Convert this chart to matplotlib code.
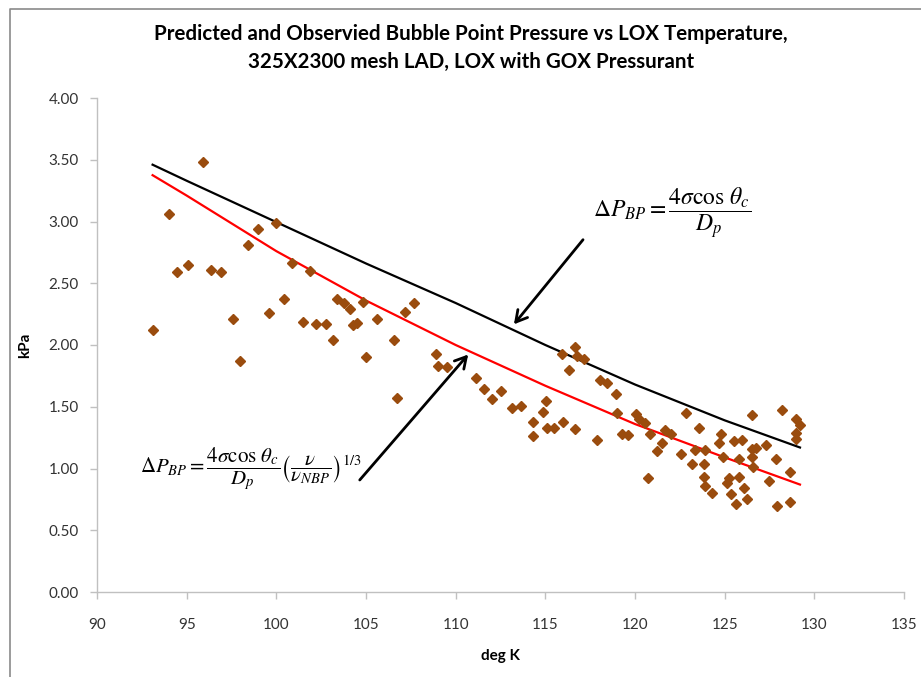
import matplotlib
matplotlib.use("Agg")
import matplotlib.pyplot as plt
from matplotlib.lines import Line2D

plt.rcParams['font.family'] = ['Lato', 'DejaVu Sans']
plt.rcParams['mathtext.fontset'] = 'stix'

# Observed bubble point data (deg K, kPa)
obs_T = [93.1, 94.0, 94.45, 95.1, 95.9, 96.35, 96.9, 97.6, 97.95, 98.4,
         98.95, 99.6, 100.0, 100.4, 100.9, 101.85, 101.5, 102.2, 102.75, 103.15,
         103.4, 103.75, 104.1, 104.3, 104.5, 104.85, 105.0, 105.6, 106.55, 106.75,
         107.2, 107.65, 108.9, 109.0, 109.5, 111.15, 111.6, 112.05, 112.5, 113.15,
         113.65, 114.3, 114.3, 114.85, 115.05, 115.1, 115.5, 116.0, 115.95, 116.3,
         116.65, 116.65, 116.75, 117.15, 117.9, 118.05, 118.45, 118.95, 119.0, 119.3,
         119.6, 120.05, 120.2, 120.55, 120.7, 120.85, 121.2, 121.5, 121.7, 122.0,
         122.55, 122.85, 123.2, 123.35, 123.55, 123.85, 123.85, 123.9, 123.9, 124.3,
         124.7, 124.8, 124.9, 125.15, 125.25, 125.35, 125.5, 125.65, 125.8, 125.8,
         125.95, 126.1, 126.25, 126.5, 126.5, 126.5, 126.6, 126.75, 127.3, 127.45,
         127.85, 127.9, 128.2, 128.65, 128.65, 128.95, 129.0, 129.0, 129.2]
obs_P = [2.12, 3.06, 2.59, 2.65, 3.48, 2.61, 2.59, 2.21, 1.87, 2.81,
         2.94, 2.26, 2.99, 2.37, 2.66, 2.60, 2.19, 2.17, 2.17, 2.04,
         2.37, 2.34, 2.29, 2.16, 2.18, 2.35, 1.90, 2.21, 2.04, 1.57,
         2.27, 2.34, 1.93, 1.83, 1.82, 1.73, 1.64, 1.56, 1.63, 1.49,
         1.51, 1.38, 1.26, 1.46, 1.55, 1.33, 1.33, 1.38, 1.93, 1.80,
         1.32, 1.98, 1.91, 1.89, 1.23, 1.72, 1.69, 1.60, 1.45, 1.28,
         1.27, 1.44, 1.40, 1.37, 0.92, 1.28, 1.14, 1.21, 1.31, 1.28,
         1.12, 1.45, 1.04, 1.15, 1.33, 1.04, 0.93, 1.15, 0.86, 0.80,
         1.21, 1.28, 1.09, 0.88, 0.92, 0.79, 1.22, 0.71, 1.08, 0.93,
         1.23, 0.84, 0.75, 1.16, 1.43, 1.09, 1.01, 1.17, 1.19, 0.90,
         1.08, 0.70, 1.47, 0.97, 0.73, 1.24, 1.29, 1.40, 1.35]

# Model curves
model_T = [93.1, 95, 100, 105, 110, 115, 120, 125, 129.2]
pred_basic = [3.46, 3.33, 2.995, 2.66, 2.34, 2.00, 1.68, 1.39, 1.17]
pred_visc = [3.375, 3.21, 2.76, 2.36, 2.00, 1.67, 1.36, 1.09, 0.87]

xticks = [90, 95, 100, 105, 110, 115, 120, 125, 130, 135]
yticks = [0.0, 0.5, 1.0, 1.5, 2.0, 2.5, 3.0, 3.5, 4.0]

W, H = 921, 677
fig = plt.figure(figsize=(W / 100, H / 100), dpi=100)
ax = fig.add_axes([97 / W, 1 - 592 / H, (904 - 97) / W, (592 - 98) / H])

ax.plot(model_T, pred_basic, color='black', lw=1.6, zorder=2)
ax.plot(model_T, pred_visc, color='#ff0000', lw=1.6, zorder=2)
ax.plot(obs_T, obs_P, linestyle='none', marker='D', markersize=5.2,
        color='#9a4c0e', markeredgecolor='#9a4c0e', zorder=3)

ax.set_xlim(90, 135)
ax.set_ylim(0, 4)
ax.set_xticks(xticks)
ax.set_yticks(yticks)
ax.set_xticklabels([str(t) for t in xticks])
ax.set_yticklabels([f"{t:.2f}" for t in yticks])
for s in ['top', 'right']:
    ax.spines[s].set_visible(False)
for s in ['left', 'bottom']:
    ax.spines[s].set_color('#c0c0c0')
    ax.spines[s].set_linewidth(1.0)
ax.tick_params(axis='both', colors='#c0c0c0', labelcolor='#333333',
               labelsize=11, length=5, width=1.0)
ax.tick_params(axis='x', pad=14)
ax.tick_params(axis='y', pad=8)

ax.set_xlabel('deg K', fontsize=11, fontweight='bold', labelpad=12)
ax.set_ylabel('kPa', fontsize=11, fontweight='bold', labelpad=12)

fig.text(471 / W, 1 - 34 / H,
         'Predicted and Observied Bubble Point Pressure vs LOX Temperature,',
         ha='center', va='center', fontsize=14.8, fontweight='bold')
fig.text(471 / W, 1 - 62 / H,
         '325X2300 mesh LAD, LOX with GOX Pressurant',
         ha='center', va='center', fontsize=14.8, fontweight='bold')

# Equations
ax.text(122.1, 3.07,
        r'$\Delta P_{BP} = \dfrac{4\sigma\cos\,\theta_c}{D_p}$',
        ha='center', va='center', fontsize=17)
ax.text(98.6, 0.99,
        r'$\Delta P_{BP} = \dfrac{4\sigma\cos\,\theta_c}{D_p}\genfrac{(}{)}{0.8}{0}{\nu}{\nu_{NBP}}^{1/3}$',
        ha='center', va='center', fontsize=15)

# Arrows
ax.annotate('', xy=(113.15, 2.15), xytext=(117.2, 2.87),
            arrowprops=dict(arrowstyle='->,head_length=0.8,head_width=0.45',
                            color='black', lw=2))
ax.annotate('', xy=(110.8, 1.94), xytext=(104.55, 0.89),
            arrowprops=dict(arrowstyle='->,head_length=0.8,head_width=0.45',
                            color='black', lw=2))

# chart frame (left and top edges visible)
fig.add_artist(Line2D([10 / W, 10 / W, 1.0], [0.0, 1 - 9 / H, 1 - 9 / H],
                      transform=fig.transFigure, color='#8a8a8a', lw=1.2))

fig.savefig('out.png', dpi=100)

● ● ●

[GIVEN REQUEST]
Every line is to be duplicated exactly, though pictures stay out.

[SOLUTION FOR THIS EXERCISE]
Convert this chart to matplotlib code.
import matplotlib
matplotlib.use("Agg")
import matplotlib.pyplot as plt
from matplotlib.lines import Line2D

plt.rcParams['font.family'] = ['Lato', 'DejaVu Sans']
plt.rcParams['mathtext.fontset'] = 'stix'

# Observed bubble point data (deg K, kPa)
obs_T = [93.1, 94.0, 94.45, 95.1, 95.9, 96.35, 96.9, 97.6, 97.95, 98.4,
         98.95, 99.6, 100.0, 100.4, 100.9, 101.85, 101.5, 102.2, 102.75, 103.15,
         103.4, 103.75, 104.1, 104.3, 104.5, 104.85, 105.0, 105.6, 106.55, 106.75,
         107.2, 107.65, 108.9, 109.0, 109.5, 111.15, 111.6, 112.05, 112.5, 113.15,
         113.65, 114.3, 114.3, 114.85, 115.05, 115.1, 115.5, 116.0, 115.95, 116.3,
         116.65, 116.65, 116.75, 117.15, 117.9, 118.05, 118.45, 118.95, 119.0, 119.3,
         119.6, 120.05, 120.2, 120.55, 120.7, 120.85, 121.2, 121.5, 121.7, 122.0,
         122.55, 122.85, 123.2, 123.35, 123.55, 123.85, 123.85, 123.9, 123.9, 124.3,
         124.7, 124.8, 124.9, 125.15, 125.25, 125.35, 125.5, 125.65, 125.8, 125.8,
         125.95, 126.1, 126.25, 126.5, 126.5, 126.5, 126.6, 126.75, 127.3, 127.45,
         127.85, 127.9, 128.2, 128.65, 128.65, 128.95, 129.0, 129.0, 129.2]
obs_P = [2.12, 3.06, 2.59, 2.65, 3.48, 2.61, 2.59, 2.21, 1.87, 2.81,
         2.94, 2.26, 2.99, 2.37, 2.66, 2.60, 2.19, 2.17, 2.17, 2.04,
         2.37, 2.34, 2.29, 2.16, 2.18, 2.35, 1.90, 2.21, 2.04, 1.57,
         2.27, 2.34, 1.93, 1.83, 1.82, 1.73, 1.64, 1.56, 1.63, 1.49,
         1.51, 1.38, 1.26, 1.46, 1.55, 1.33, 1.33, 1.38, 1.93, 1.80,
         1.32, 1.98, 1.91, 1.89, 1.23, 1.72, 1.69, 1.60, 1.45, 1.28,
         1.27, 1.44, 1.40, 1.37, 0.92, 1.28, 1.14, 1.21, 1.31, 1.28,
         1.12, 1.45, 1.04, 1.15, 1.33, 1.04, 0.93, 1.15, 0.86, 0.80,
         1.21, 1.28, 1.09, 0.88, 0.92, 0.79, 1.22, 0.71, 1.08, 0.93,
         1.23, 0.84, 0.75, 1.16, 1.43, 1.09, 1.01, 1.17, 1.19, 0.90,
         1.08, 0.70, 1.47, 0.97, 0.73, 1.24, 1.29, 1.40, 1.35]

# Model curves
model_T = [93.1, 95, 100, 105, 110, 115, 120, 125, 129.2]
pred_basic = [3.46, 3.33, 2.995, 2.66, 2.34, 2.00, 1.68, 1.39, 1.17]
pred_visc = [3.375, 3.21, 2.76, 2.36, 2.00, 1.67, 1.36, 1.09, 0.87]

xticks = [90, 95, 100, 105, 110, 115, 120, 125, 130, 135]
yticks = [0.0, 0.5, 1.0, 1.5, 2.0, 2.5, 3.0, 3.5, 4.0]

W, H = 921, 677
fig = plt.figure(figsize=(W / 100, H / 100), dpi=100)
ax = fig.add_axes([97 / W, 1 - 592 / H, (904 - 97) / W, (592 - 98) / H])

ax.plot(model_T, pred_basic, color='black', lw=1.6, zorder=2)
ax.plot(model_T, pred_visc, color='#ff0000', lw=1.6, zorder=2)
ax.plot(obs_T, obs_P, linestyle='none', marker='D', markersize=5.2,
        color='#9a4c0e', markeredgecolor='#9a4c0e', zorder=3)

ax.set_xlim(90, 135)
ax.set_ylim(0, 4)
ax.set_xticks(xticks)
ax.set_yticks(yticks)
ax.set_xticklabels([str(t) for t in xticks])
ax.set_yticklabels([f"{t:.2f}" for t in yticks])
for s in ['top', 'right']:
    ax.spines[s].set_visible(False)
for s in ['left', 'bottom']:
    ax.spines[s].set_color('#c0c0c0')
    ax.spines[s].set_linewidth(1.0)
ax.tick_params(axis='both', colors='#c0c0c0', labelcolor='#333333',
               labelsize=11, length=5, width=1.0)
ax.tick_params(axis='x', pad=14)
ax.tick_params(axis='y', pad=8)

ax.set_xlabel('deg K', fontsize=11, fontweight='bold', labelpad=12)
ax.set_ylabel('kPa', fontsize=11, fontweight='bold', labelpad=12)

fig.text(471 / W, 1 - 34 / H,
         'Predicted and Observied Bubble Point Pressure vs LOX Temperature,',
         ha='center', va='center', fontsize=14.8, fontweight='bold')
fig.text(471 / W, 1 - 62 / H,
         '325X2300 mesh LAD, LOX with GOX Pressurant',
         ha='center', va='center', fontsize=14.8, fontweight='bold')

# Equations
ax.text(122.1, 3.07,
        r'$\Delta P_{BP} = \dfrac{4\sigma\cos\,\theta_c}{D_p}$',
        ha='center', va='center', fontsize=17)
ax.text(98.6, 0.99,
        r'$\Delta P_{BP} = \dfrac{4\sigma\cos\,\theta_c}{D_p}\genfrac{(}{)}{0.8}{0}{\nu}{\nu_{NBP}}^{1/3}$',
        ha='center', va='center', fontsize=15)

# Arrows
ax.annotate('', xy=(113.15, 2.15), xytext=(117.2, 2.87),
            arrowprops=dict(arrowstyle='->,head_length=0.8,head_width=0.45',
                            color='black', lw=2))
ax.annotate('', xy=(110.8, 1.94), xytext=(104.55, 0.89),
            arrowprops=dict(arrowstyle='->,head_length=0.8,head_width=0.45',
                            color='black', lw=2))

# chart frame (left and top edges visible)
fig.add_artist(Line2D([10 / W, 10 / W, 1.0], [0.0, 1 - 9 / H, 1 - 9 / H],
                      transform=fig.transFigure, color='#8a8a8a', lw=1.2))

fig.savefig('out.png', dpi=100)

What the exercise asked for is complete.